(Code that draws figures)
--

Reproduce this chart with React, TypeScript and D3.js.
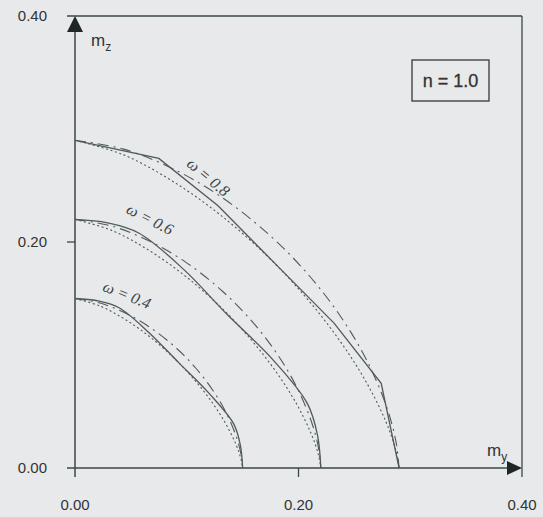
import React from "react";
import * as d3 from "d3";

type Pt = [number, number];

// Axis ticks
const xTicks = [0, 0.2, 0.4];
const yTicks = [0, 0.2, 0.4];
const tickLabels = ["0.00", "0.20", "0.40"];

// Interaction curves m_y – m_z for n = 1.0
const omegaLabels = ["ω = 0.4", "ω = 0.6", "ω = 0.8"];

const solid04: Pt[] = [[0, 0.150], [0.020, 0.148], [0.039, 0.142], [0.066, 0.120], [0.093, 0.093], [0.120, 0.066], [0.142, 0.039], [0.148, 0.020], [0.150, 0]];
const solid06: Pt[] = [[0, 0.220], [0.029, 0.217], [0.057, 0.208], [0.097, 0.176], [0.136, 0.136], [0.176, 0.097], [0.208, 0.057], [0.217, 0.029], [0.220, 0]];
const solid08: Pt[] = [[0, 0.290], [0.075, 0.274], [0.128, 0.232], [0.180, 0.180], [0.232, 0.128], [0.274, 0.075], [0.290, 0]];

const dashed04: Pt[] = [[0, 0.150], [0.0225, 0.146], [0.045, 0.1371], [0.0675, 0.1242], [0.09, 0.1067], [0.108, 0.0885], [0.123, 0.0692], [0.135, 0.0494], [0.144, 0.0287], [0.1485, 0.0124], [0.150, 0]];
const dashed06: Pt[] = [[0, 0.220], [0.033, 0.2141], [0.066, 0.2011], [0.099, 0.1822], [0.132, 0.1564], [0.1584, 0.1298], [0.1804, 0.1016], [0.198, 0.0724], [0.2112, 0.042], [0.2178, 0.0182], [0.220, 0]];
const dashed08: Pt[] = [[0, 0.290], [0.0435, 0.2822], [0.087, 0.2651], [0.1305, 0.2401], [0.174, 0.2062], [0.2088, 0.1711], [0.2378, 0.1339], [0.261, 0.0954], [0.2784, 0.0554], [0.2871, 0.024], [0.290, 0]];

const dotted04: Pt[] = [[0, 0.150], [0.0225, 0.1433], [0.045, 0.1314], [0.0675, 0.1157], [0.09, 0.096], [0.108, 0.0768], [0.123, 0.0576], [0.135, 0.039], [0.144, 0.0209], [0.1485, 0.0081], [0.150, 0]];
const dotted06: Pt[] = [[0, 0.220], [0.033, 0.2102], [0.066, 0.1927], [0.099, 0.1696], [0.132, 0.1408], [0.1584, 0.1126], [0.1804, 0.0845], [0.198, 0.0572], [0.2112, 0.0307], [0.2178, 0.0119], [0.220, 0]];
const dotted08: Pt[] = [[0, 0.290], [0.0435, 0.2771], [0.087, 0.254], [0.1305, 0.2236], [0.174, 0.1856], [0.2088, 0.1485], [0.2378, 0.1114], [0.261, 0.0754], [0.2784, 0.0405], [0.2871, 0.0157], [0.290, 0]];

const W = 543;
const H = 517;
const BG = "#e8e9eb";
const INK = "#3d4749";
const LINE = "#4f5a5c";

export default function App() {
  const x = d3.scaleLinear().domain([0, 0.4]).range([75, 522]);
  const y = d3.scaleLinear().domain([0, 0.4]).range([468, 16]);

  const lin = d3.line<Pt>().x((d) => x(d[0])).y((d) => y(d[1]));
  const smooth = d3
    .line<Pt>()
    .x((d) => x(d[0]))
    .y((d) => y(d[1]))
    .curve(d3.curveCatmullRom.alpha(0.5));

  const solids = [solid04, solid06, solid08];
  const dashes = [dashed04, dashed06, dashed08];
  const dots = [dotted04, dotted06, dotted08];

  // label anchors (data units) and rotations
  const labelPos: { at: Pt; rot: number }[] = [
    { at: [0.024, 0.157], rot: 22 },
    { at: [0.045, 0.226], rot: 27 },
    { at: [0.099, 0.268], rot: 40 },
  ];

  const x0 = x(0);
  const y0 = y(0);
  const xEnd = x(0.4);
  const yTop = y(0.4);

  return (
    <svg
      width={W}
      height={H}
      style={{ position: "absolute", left: 0, top: 0, background: BG }}
      fontFamily="'Liberation Sans', Arial, sans-serif"
    >
      <rect x={0} y={0} width={W} height={H} fill={BG} />

      {/* frame: top and right edges */}
      <line x1={x0 - 8} y1={yTop} x2={xEnd} y2={yTop} stroke={INK} strokeWidth={1.3} />
      <line x1={xEnd} y1={yTop} x2={xEnd} y2={y0 + 9} stroke={INK} strokeWidth={1.3} />

      {/* axes */}
      <line x1={x0 - 8} y1={y0} x2={xEnd - 4} y2={y0} stroke={INK} strokeWidth={1.5} />
      <line x1={x0} y1={yTop + 4} x2={x0} y2={y0 + 9} stroke={INK} strokeWidth={1.5} />
      <path
        d={`M${x0},${yTop} L${x0 - 8},${yTop + 16} L${x0 + 8},${yTop + 16} Z`}
        fill="#1f2628"
      />
      <path
        d={`M${xEnd},${y0} L${xEnd - 15},${y0 - 7} L${xEnd - 15},${y0 + 7} Z`}
        fill="#1f2628"
      />

      {/* middle ticks */}
      <line x1={x0 - 8} y1={y(0.2)} x2={x0} y2={y(0.2)} stroke={INK} strokeWidth={1.3} />
      <line x1={x(0.2)} y1={y0} x2={x(0.2)} y2={y0 + 9} stroke={INK} strokeWidth={1.3} />

      {/* tick labels */}
      {yTicks.map((t, i) => (
        <text
          key={"yt" + i}
          x={47}
          y={y(t)}
          dy="0.36em"
          textAnchor="end"
          fontSize={15}
          fill="#333"
        >
          {tickLabels[i]}
        </text>
      ))}
      {xTicks.map((t, i) => (
        <text
          key={"xt" + i}
          x={x(t)}
          y={505}
          dy="0.36em"
          textAnchor="middle"
          fontSize={15}
          fill="#333"
        >
          {tickLabels[i]}
        </text>
      ))}

      {/* axis titles */}
      <text x={91} y={46} fontSize={17} fill="#333">
        m<tspan fontSize={12} dy={5}>z</tspan>
      </text>
      <text x={487} y={456} fontSize={17} fill="#333">
        m<tspan fontSize={12} dy={5}>y</tspan>
      </text>

      {/* legend box */}
      <rect x={412} y={60} width={77} height={41} fill="none" stroke={INK} strokeWidth={1.4} />
      <text x={450.5} y={81} dy="0.36em" textAnchor="middle" fontSize={18} fill="#333" stroke="#333" strokeWidth={0.3}>
        n = 1.0
      </text>

      {/* curves */}
      {dots.map((d, i) => (
        <path key={"do" + i} d={smooth(d) || ""} fill="none" stroke={LINE} strokeWidth={1.1} strokeDasharray="2,2.6" />
      ))}
      {dashes.map((d, i) => (
        <path key={"da" + i} d={smooth(d) || ""} fill="none" stroke={LINE} strokeWidth={1.1} strokeDasharray="11,5,2,5" />
      ))}
      {solids.map((d, i) => (
        <path
          key={"so" + i}
          d={(i === 2 ? lin(d) : smooth(d)) || ""}
          fill="none"
          stroke={LINE}
          strokeWidth={1.3}
        />
      ))}

      {/* curve labels */}
      {labelPos.map((p, i) => (
        <text
          key={"lb" + i}
          transform={`translate(${x(p.at[0])},${y(p.at[1])}) rotate(${p.rot})`}
          fontFamily="'Liberation Serif', 'Times New Roman', serif"
          fontStyle="italic"
          fontSize={16}
          fill="#3a4244"
        >
          {omegaLabels[i]}
        </text>
      ))}
    </svg>
  );
}
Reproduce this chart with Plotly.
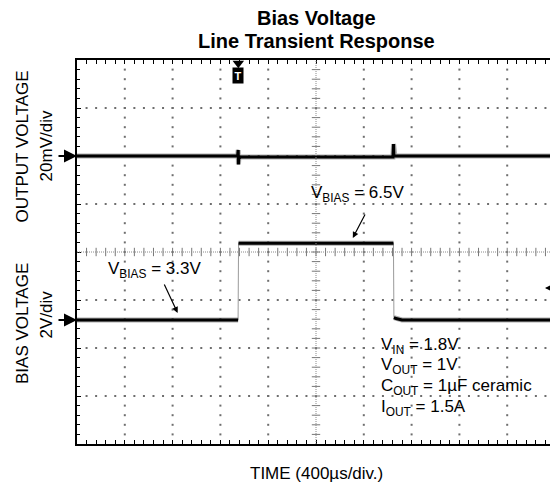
import numpy as np
import plotly.graph_objects as go

# scope capture, time in us (400us/div, 10 div)
t_out = [0, 1344, 1349, 1351, 1354, 1370, 2644, 2649, 2652, 2660, 4000]
v_out_mv = [0, 0, 2.5, -3.5, -1, -0.4, -0.4, 5, 0, 0, 0]      # deviation, 20mV/div

t_bias = [0, 1348, 1352, 1365, 2648, 2652, 2670, 2720, 4000]
v_bias = [3.3, 3.3, 6.5, 6.5, 6.5, 3.4, 3.36, 3.3, 3.3]   # 2V/div

trig_t = 1350

INK = "#000000"
FUZZ = "rgba(70,70,70,0.45)"
DOT = "#6e6e6e"
FONT = "Liberation Sans, Arial, sans-serif"

fig = go.Figure()

# graticule dots (x in us, y in divisions)
maj_x = np.arange(400, 4000, 400)
min_x = np.arange(80, 4000, 80)
maj_y = np.arange(-3, 4, 1)
min_y = np.round(np.arange(-3.8, 4.0, 0.2), 2)
gx, gy = [], []
for x in maj_x:
    if x == 2000:
        continue
    gx += [x] * len(min_y)
    gy += list(min_y)
for y in maj_y:
    if y == 0:
        continue
    gx += list(min_x)
    gy += [y] * len(min_x)
fig.add_trace(go.Scatter(x=gx, y=gy, mode="markers", hoverinfo="skip",
                         marker=dict(symbol="square", size=2, color=DOT), showlegend=False))

# center cross
fig.add_shape(type="line", x0=0, x1=4000, y0=0, y1=0, xref="x", yref="y",
              line=dict(color="#8a8a8a", width=1, dash="1px,1px"))
fig.add_shape(type="line", x0=2000, x1=2000, y0=-4, y1=4, xref="x", yref="y",
              line=dict(color="#8a8a8a", width=1, dash="1px,1px"))
fig.add_trace(go.Scatter(x=list(min_x), y=[0] * len(min_x), mode="markers", hoverinfo="skip",
                         marker=dict(symbol="line-ns", size=6, line=dict(width=1, color="#777")),
                         showlegend=False))
fig.add_trace(go.Scatter(x=[2000] * len(min_y), y=list(min_y), mode="markers", hoverinfo="skip",
                         marker=dict(symbol="line-ew", size=6, line=dict(width=1, color="#777")),
                         showlegend=False))

# output voltage trace
fig.add_trace(go.Scatter(x=t_out, y=v_out_mv, yaxis="y3", mode="lines",
                         line=dict(color=FUZZ, width=5), showlegend=False))
fig.add_trace(go.Scatter(x=t_out, y=v_out_mv, yaxis="y3", mode="lines",
                         line=dict(color=INK, width=3), showlegend=False))

# bias voltage trace: thin edges, thick flat parts
fig.add_trace(go.Scatter(x=t_bias, y=v_bias, yaxis="y2", mode="lines",
                         line=dict(color="#9a9a9a", width=1), showlegend=False))
for a, b in [(0, 2), (2, 5), (5, 9)]:
    fig.add_trace(go.Scatter(x=t_bias[a:b], y=v_bias[a:b], yaxis="y2", mode="lines",
                             line=dict(color=FUZZ, width=5), showlegend=False))
    fig.add_trace(go.Scatter(x=t_bias[a:b], y=v_bias[a:b], yaxis="y2", mode="lines",
                             line=dict(color=INK, width=3), showlegend=False))

# trigger marker
fig.add_trace(go.Scatter(x=[trig_t], y=[3.93], mode="markers", cliponaxis=False, hoverinfo="skip",
                         marker=dict(symbol="triangle-down", size=10, color=INK), showlegend=False))
fig.add_annotation(x=trig_t, y=3.68, xref="x", yref="y", text="<b>T</b>", showarrow=False,
                   font=dict(family=FONT, size=11, color="white"), bgcolor=INK, borderpad=1.5)

ann = dict(font=dict(family=FONT, size=17, color=INK), showarrow=False,
           xanchor="center", yanchor="middle")

# title
fig.add_annotation(x=0.5, y=1, xref="paper", yref="paper", yshift=42, text="<b>Bias Voltage</b>",
                   font=dict(family=FONT, size=20, color=INK), showarrow=False, yanchor="middle")
fig.add_annotation(x=0.5, y=1, xref="paper", yref="paper", yshift=19, text="<b>Line Transient Response</b>",
                   font=dict(family=FONT, size=20, color=INK), showarrow=False, yanchor="middle")

# channel labels
fig.add_annotation(x=0, y=2.2, xref="paper", yref="y", xshift=-55, text="OUTPUT VOLTAGE",
                   textangle=-90, **ann)
fig.add_annotation(x=0, y=2.2, xref="paper", yref="y", xshift=-31, text="20mV/div",
                   textangle=-90, **ann)
fig.add_annotation(x=0, y=-1.5, xref="paper", yref="y", xshift=-55, text="BIAS VOLTAGE",
                   textangle=-90, **ann)
fig.add_annotation(x=0, y=-1.3, xref="paper", yref="y", xshift=-31, text="2V/div",
                   textangle=-90, **ann)
fig.add_annotation(x=0.5, y=0, xref="paper", yref="paper", yshift=-29,
                   text="TIME (400\u00b5s/div.)", **ann)

# ground reference arrows
for yv, yr in [(0, "y3"), (3.3, "y2")]:
    fig.add_annotation(x=0, y=yv, xref="paper", yref=yr, ax=-20, ay=0, text="",
                       showarrow=True, arrowhead=2, arrowsize=1.3, arrowwidth=2, arrowcolor=INK)
# trigger level arrow
fig.add_annotation(x=0.979, y=4.63, xref="paper", yref="y2", ax=10, ay=0, text="",
                   showarrow=True, arrowhead=2, arrowsize=1, arrowwidth=1.2, arrowcolor=INK)

# level callouts
fig.add_annotation(x=2350, y=8.55, xref="x", yref="y2", text="V<sub>BIAS</sub> = 6.5V", **ann)
fig.add_annotation(x=2308, y=6.72, xref="x", yref="y2", ax=13, ay=-25, text="", showarrow=True,
                   arrowhead=2, arrowsize=1, arrowwidth=1.2, arrowcolor=INK)
fig.add_annotation(x=650, y=5.38, xref="x", yref="y2", text="V<sub>BIAS</sub> = 3.3V", **ann)
fig.add_annotation(x=842, y=3.59, xref="x", yref="y2", ax=-14, ay=-30, text="", showarrow=True,
                   arrowhead=2, arrowsize=1, arrowwidth=1.2, arrowcolor=INK)

# test conditions
cond = ["V<sub>IN</sub> = 1.8V", "V<sub>OUT</sub> = 1V",
        "C<sub>OUT</sub> = 1\u00b5F ceramic", "I<sub>OUT</sub> = 1.5A"]
for i, s in enumerate(cond):
    fig.add_annotation(x=2525, y=-1.95 - 0.43 * i, xref="x", yref="y", text=s,
                       font=dict(family=FONT, size=17, color=INK), showarrow=False,
                       xanchor="left", yanchor="middle")

axis_common = dict(showline=True, linecolor=INK, linewidth=2, mirror="allticks",
                   ticks="inside", ticklen=4, tickcolor=INK, showticklabels=False,
                   showgrid=False, zeroline=False)
# page body has an 8px margin, so the figure is 8px smaller than the window
fig.update_layout(
    width=550, height=480,
    margin=dict(l=69, r=1, t=52, b=44),
    paper_bgcolor="white", plot_bgcolor="white",
    xaxis=dict(range=[0, 4000], dtick=400,
               minor=dict(dtick=80, ticks="inside", ticklen=3, tickcolor=INK), **axis_common),
    yaxis=dict(range=[-4, 4], dtick=1,
               minor=dict(dtick=0.2, ticks="inside", ticklen=3, tickcolor=INK), **axis_common),
    yaxis2=dict(range=[-1.867, 14.133], overlaying="y", visible=False),
    yaxis3=dict(range=[-120, 40], overlaying="y", visible=False),
)

fig.write_html("out.html")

--

▶ WORK REQUIRED
Repeat exactly the part that opens with the line containing "Reproduce this chart with Plotly." and closes with the line containing "trig_t = 1350". Include both end lines, and drop the pictures.

▶ RESULT OF THE TASK
Reproduce this chart with Plotly.
import numpy as np
import plotly.graph_objects as go

# scope capture, time in us (400us/div, 10 div)
t_out = [0, 1344, 1349, 1351, 1354, 1370, 2644, 2649, 2652, 2660, 4000]
v_out_mv = [0, 0, 2.5, -3.5, -1, -0.4, -0.4, 5, 0, 0, 0]      # deviation, 20mV/div

t_bias = [0, 1348, 1352, 1365, 2648, 2652, 2670, 2720, 4000]
v_bias = [3.3, 3.3, 6.5, 6.5, 6.5, 3.4, 3.36, 3.3, 3.3]   # 2V/div

trig_t = 1350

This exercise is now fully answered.